*DATASET EXTRACT*.
::::::

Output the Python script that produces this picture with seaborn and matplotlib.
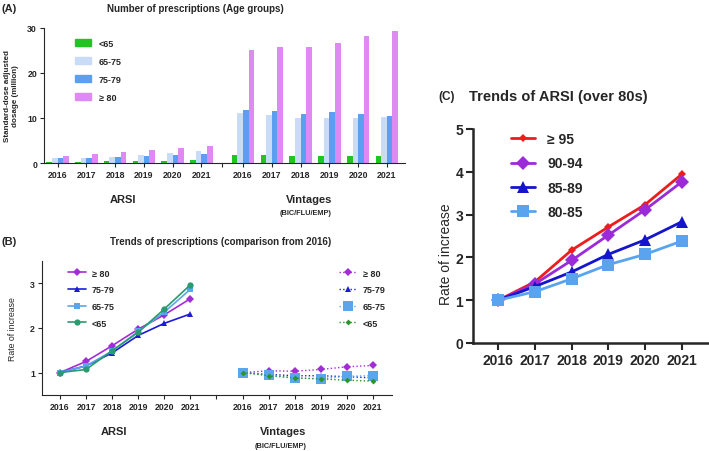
import numpy as np
import pandas as pd
import matplotlib
matplotlib.use('Agg')
import matplotlib.pyplot as plt
from matplotlib.patches import Patch
import seaborn as sns

# %% data

years = [2016, 2017, 2018, 2019, 2020, 2021]
year_labels = [str(y) for y in years]
age_groups = ['<65', '65-75', '75-79', '\u2265 80']

# (A) standard-dose adjusted dosage, million
arsi_lt65 = [0.30, 0.30, 0.37, 0.44, 0.52, 0.60]
arsi_65_75 = [1.04, 1.19, 1.40, 1.85, 2.20, 2.67]
arsi_75_79 = [1.04, 1.04, 1.26, 1.63, 1.85, 2.07]
arsi_ge80 = [1.56, 1.93, 2.37, 2.89, 3.26, 3.85]
vint_lt65 = [1.85, 1.70, 1.55, 1.55, 1.55, 1.50]
vint_65_75 = [11.1, 10.6, 10.1, 9.9, 10.1, 10.3]
vint_75_79 = [11.7, 11.5, 11.0, 11.3, 11.0, 10.4]
vint_ge80 = [25.2, 25.8, 25.8, 26.7, 28.2, 29.3]

# (B) rate of increase vs 2016
rate_arsi_ge80 = [1.0, 1.25, 1.60, 1.97, 2.29, 2.65]
rate_arsi_75_79 = [1.0, 1.15, 1.44, 1.83, 2.10, 2.31]
rate_arsi_65_75 = [1.0, 1.15, 1.48, 1.92, 2.35, 2.86]
rate_arsi_lt65 = [1.0, 1.07, 1.49, 1.90, 2.42, 2.96]
rate_vint_ge80 = [1.0, 1.04, 1.03, 1.07, 1.13, 1.16]
rate_vint_75_79 = [1.0, 0.96, 0.93, 0.93, 0.91, 0.88]
rate_vint_65_75 = [1.0, 0.95, 0.88, 0.86, 0.92, 0.93]
rate_vint_lt65 = [1.0, 0.93, 0.88, 0.86, 0.83, 0.81]

# (C) ARSI over 80s
over80_groups = ['\u2265 95', '90-94', '85-89', '80-85']
c_ge95 = [1.0, 1.43, 2.17, 2.71, 3.23, 3.94]
c_90_94 = [1.0, 1.38, 1.93, 2.52, 3.11, 3.76]
c_85_89 = [1.0, 1.32, 1.66, 2.07, 2.41, 2.83]
c_80_85 = [1.0, 1.20, 1.50, 1.83, 2.07, 2.38]

# %% style

sns.set_style('ticks')
plt.rcParams['font.family'] = ['Liberation Sans', 'DejaVu Sans']
plt.rcParams['axes.linewidth'] = 0.8

W, H = 709, 452
fig = plt.figure(figsize=(W / 100, H / 100), dpi=100)


def box(left, top, right, bottom):
    return [left / W, 1 - bottom / H, (right - left) / W, (bottom - top) / H]


def fx(x):
    return x / W


def fy(y):
    return 1 - y / H


def small_ticks(ax, size=6.3):
    ax.tick_params(axis='both', direction='out', length=3, width=0.8, pad=2, labelsize=size)
    for lab in ax.get_xticklabels() + ax.get_yticklabels():
        lab.set_fontweight('bold')


# %% (A) bars

axA = fig.add_axes(box(44, 29, 405, 164))
pos_arsi = np.arange(6)
pos_vint = np.arange(6) + 6.45
pos_a = np.r_[pos_arsi, pos_vint]
bar_colors = ['#22c422', '#c8dcf7', '#5b9ff2', '#df8af2']

df_a = pd.DataFrame({
    'pos': np.tile(pos_a, 4),
    'group': np.repeat(age_groups, 12),
    'value': np.concatenate([arsi_lt65 + vint_lt65, arsi_65_75 + vint_65_75,
                             arsi_75_79 + vint_75_79, arsi_ge80 + vint_ge80]),
})
sns.barplot(data=df_a, x='pos', y='value', hue='group', hue_order=age_groups,
            palette=bar_colors, native_scale=True, width=0.78, saturation=1,
            errorbar=None, linewidth=0, legend=False, ax=axA)
axA.set_xlim(-0.47, 12.08)
axA.set_ylim(0, 30)
axA.set_yticks([0, 10, 20, 30])
axA.set_xticks(list(pos_a) + [5.72])
axA.set_xticklabels(year_labels + year_labels + [''])
axA.set_xlabel('')
axA.set_ylabel('Standard-dose adjusted\ndosage (million)', fontsize=5.8,
               fontweight='bold', linespacing=1.35)
axA.yaxis.set_label_coords(-0.068, 0.5)
sns.despine(ax=axA)
small_ticks(axA)
axA.legend(handles=[Patch(color=c, label=g) for c, g in zip(bar_colors, age_groups)],
           loc='upper left', bbox_to_anchor=(fx(70), fy(35)), bbox_transform=fig.transFigure,
           frameon=False, borderpad=0, handlelength=1.8, handleheight=0.95,
           handletextpad=0.9, labelspacing=1.0, prop={'size': 6.5, 'weight': 'bold'})

fig.text(fx(2), fy(9), '(A)', fontsize=8, fontweight='bold', va='center')
fig.text(fx(195), fy(9), 'Number of prescriptions (Age groups)', fontsize=7,
         fontweight='bold', ha='center', va='center')
fig.text(fx(123), fy(200), 'ARSI', fontsize=8, fontweight='bold', ha='center', va='center')
fig.text(fx(309), fy(200), 'Vintages', fontsize=8, fontweight='bold', ha='center', va='center')
fig.text(fx(306), fy(214), '(BIC/FLU/EMP)', fontsize=5.3, fontweight='bold', ha='center', va='center')

# %% (B) trends

axB = fig.add_axes(box(42, 261.6, 392, 396))
pos_b_arsi = np.arange(6)
pos_b_vint = np.arange(6) + 7

arsi_series = [
    (rate_arsi_ge80, '#a32cd6', 'D', 4.0),
    (rate_arsi_75_79, '#1c1cd6', '^', 4.8),
    (rate_arsi_65_75, '#5aa6ee', 's', 4.5),
    (rate_arsi_lt65, '#2a9b6f', 'o', 4.5),
]
vint_series = [
    (rate_vint_ge80, '#a32cd6', 'D', 4.5),
    (rate_vint_75_79, '#1c1cd6', '^', 5.0),
    (rate_vint_65_75, '#5aa6ee', 's', 6.5),
    (rate_vint_lt65, '#2a962a', 'D', 3.0),
]
labels_b = ['\u2265 80', '75-79', '65-75', '<65']

for (vals, col, mk, ms), lab in zip(arsi_series, labels_b):
    sns.lineplot(x=pos_b_arsi, y=vals, color=col, marker=mk, markersize=ms,
                 mec=col, mew=0, linewidth=1.2, ax=axB, label=lab)
for (vals, col, mk, ms), lab in zip(vint_series, labels_b):
    sns.lineplot(x=pos_b_vint, y=vals, color=col, marker=mk, markersize=ms,
                 mec=col, mew=0, linewidth=1.0, linestyle=':', ax=axB, label=lab)

axB.set_xlim(-0.69, 12.73)
axB.set_ylim(0.5, 3.5)
axB.set_yticks([1, 2, 3])
axB.set_xticks(list(pos_b_arsi) + [6] + list(pos_b_vint))
axB.set_xticklabels(year_labels + [''] + year_labels)
axB.set_ylabel('Rate of increase', fontsize=6.3)
axB.yaxis.set_label_coords(-0.07, 0.5)
sns.despine(ax=axB)
small_ticks(axB)

handles, labels = axB.get_legend_handles_labels()
leg_kw = dict(loc='upper left', bbox_transform=fig.transFigure, frameon=False,
              borderpad=0, handlelength=2.0, handletextpad=0.7, labelspacing=0.85,
              prop={'size': 6.5, 'weight': 'bold'})
leg1 = axB.legend(handles[:4], labels[:4], bbox_to_anchor=(fx(63), fy(265)), **leg_kw)
axB.add_artist(leg1)
axB.legend(handles[4:], labels[4:], bbox_to_anchor=(fx(334), fy(265)), **leg_kw)

fig.text(fx(2), fy(242), '(B)', fontsize=8, fontweight='bold', va='center')
fig.text(fx(221), fy(242), 'Trends of prescriptions (comparison from 2016)', fontsize=7,
         fontweight='bold', ha='center', va='center')
fig.text(fx(114), fy(432), 'ARSI', fontsize=8, fontweight='bold', ha='center', va='center')
fig.text(fx(283), fy(432), 'Vintages', fontsize=8, fontweight='bold', ha='center', va='center')
fig.text(fx(281), fy(447), '(BIC/FLU/EMP)', fontsize=5.3, fontweight='bold', ha='center', va='center')

# %% (C) over 80s

axC = fig.add_axes(box(473, 130, 708, 344))
c_series = [
    (c_ge95, '#ee1c1c', 'D', 4.5),
    (c_90_94, '#9b2bd8', 'D', 7.0),
    (c_85_89, '#1515cc', '^', 8.5),
    (c_80_85, '#5aa3ee', 's', 8.5),
]
for (vals, col, mk, ms), lab in zip(c_series, over80_groups):
    sns.lineplot(x=years, y=vals, color=col, marker=mk, markersize=ms,
                 mec=col, mew=0, linewidth=2.0, ax=axC, label=lab)

axC.set_xlim(2015.31, 2021.72)
axC.set_ylim(0, 5)
axC.set_xticks(years)
axC.set_yticks([0, 1, 2, 3, 4, 5])
axC.set_ylabel('Rate of increase', fontsize=10)
axC.yaxis.set_label_coords(-0.085, 0.42)
for s in ['left', 'bottom']:
    axC.spines[s].set_linewidth(1.8)
sns.despine(ax=axC)
axC.tick_params(axis='both', direction='out', length=5, width=1.5, labelsize=10, pad=2)
for lab in axC.get_xticklabels() + axC.get_yticklabels():
    lab.set_fontweight('bold')
axC.legend(loc='upper left', bbox_to_anchor=(fx(504), fy(126)), bbox_transform=fig.transFigure,
           frameon=False, borderpad=0, handlelength=1.7, handletextpad=0.9,
           labelspacing=0.75, prop={'size': 10, 'weight': 'bold'})

fig.text(fx(447), fy(97), '(C)', fontsize=8.5, fontweight='bold', ha='center', va='center')
fig.text(fx(558), fy(97), 'Trends of ARSI (over 80s)', fontsize=10.5,
         fontweight='bold', ha='center', va='center')

fig.savefig('out.png', dpi=100)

::::::

*DO THIS*. Only the lines from the top of the data through the line with "# %% (A) bars" should be quoted, exactly and with both ends kept; skip the pictures.

*EXPECTED ANSWER*.
Output the Python script that produces this picture with seaborn and matplotlib.
import numpy as np
import pandas as pd
import matplotlib
matplotlib.use('Agg')
import matplotlib.pyplot as plt
from matplotlib.patches import Patch
import seaborn as sns

# %% data

years = [2016, 2017, 2018, 2019, 2020, 2021]
year_labels = [str(y) for y in years]
age_groups = ['<65', '65-75', '75-79', '\u2265 80']

# (A) standard-dose adjusted dosage, million
arsi_lt65 = [0.30, 0.30, 0.37, 0.44, 0.52, 0.60]
arsi_65_75 = [1.04, 1.19, 1.40, 1.85, 2.20, 2.67]
arsi_75_79 = [1.04, 1.04, 1.26, 1.63, 1.85, 2.07]
arsi_ge80 = [1.56, 1.93, 2.37, 2.89, 3.26, 3.85]
vint_lt65 = [1.85, 1.70, 1.55, 1.55, 1.55, 1.50]
vint_65_75 = [11.1, 10.6, 10.1, 9.9, 10.1, 10.3]
vint_75_79 = [11.7, 11.5, 11.0, 11.3, 11.0, 10.4]
vint_ge80 = [25.2, 25.8, 25.8, 26.7, 28.2, 29.3]

# (B) rate of increase vs 2016
rate_arsi_ge80 = [1.0, 1.25, 1.60, 1.97, 2.29, 2.65]
rate_arsi_75_79 = [1.0, 1.15, 1.44, 1.83, 2.10, 2.31]
rate_arsi_65_75 = [1.0, 1.15, 1.48, 1.92, 2.35, 2.86]
rate_arsi_lt65 = [1.0, 1.07, 1.49, 1.90, 2.42, 2.96]
rate_vint_ge80 = [1.0, 1.04, 1.03, 1.07, 1.13, 1.16]
rate_vint_75_79 = [1.0, 0.96, 0.93, 0.93, 0.91, 0.88]
rate_vint_65_75 = [1.0, 0.95, 0.88, 0.86, 0.92, 0.93]
rate_vint_lt65 = [1.0, 0.93, 0.88, 0.86, 0.83, 0.81]

# (C) ARSI over 80s
over80_groups = ['\u2265 95', '90-94', '85-89', '80-85']
c_ge95 = [1.0, 1.43, 2.17, 2.71, 3.23, 3.94]
c_90_94 = [1.0, 1.38, 1.93, 2.52, 3.11, 3.76]
c_85_89 = [1.0, 1.32, 1.66, 2.07, 2.41, 2.83]
c_80_85 = [1.0, 1.20, 1.50, 1.83, 2.07, 2.38]

# %% style

sns.set_style('ticks')
plt.rcParams['font.family'] = ['Liberation Sans', 'DejaVu Sans']
plt.rcParams['axes.linewidth'] = 0.8

W, H = 709, 452
fig = plt.figure(figsize=(W / 100, H / 100), dpi=100)


def box(left, top, right, bottom):
    return [left / W, 1 - bottom / H, (right - left) / W, (bottom - top) / H]


def fx(x):
    return x / W


def fy(y):
    return 1 - y / H


def small_ticks(ax, size=6.3):
    ax.tick_params(axis='both', direction='out', length=3, width=0.8, pad=2, labelsize=size)
    for lab in ax.get_xticklabels() + ax.get_yticklabels():
        lab.set_fontweight('bold')


# %% (A) bars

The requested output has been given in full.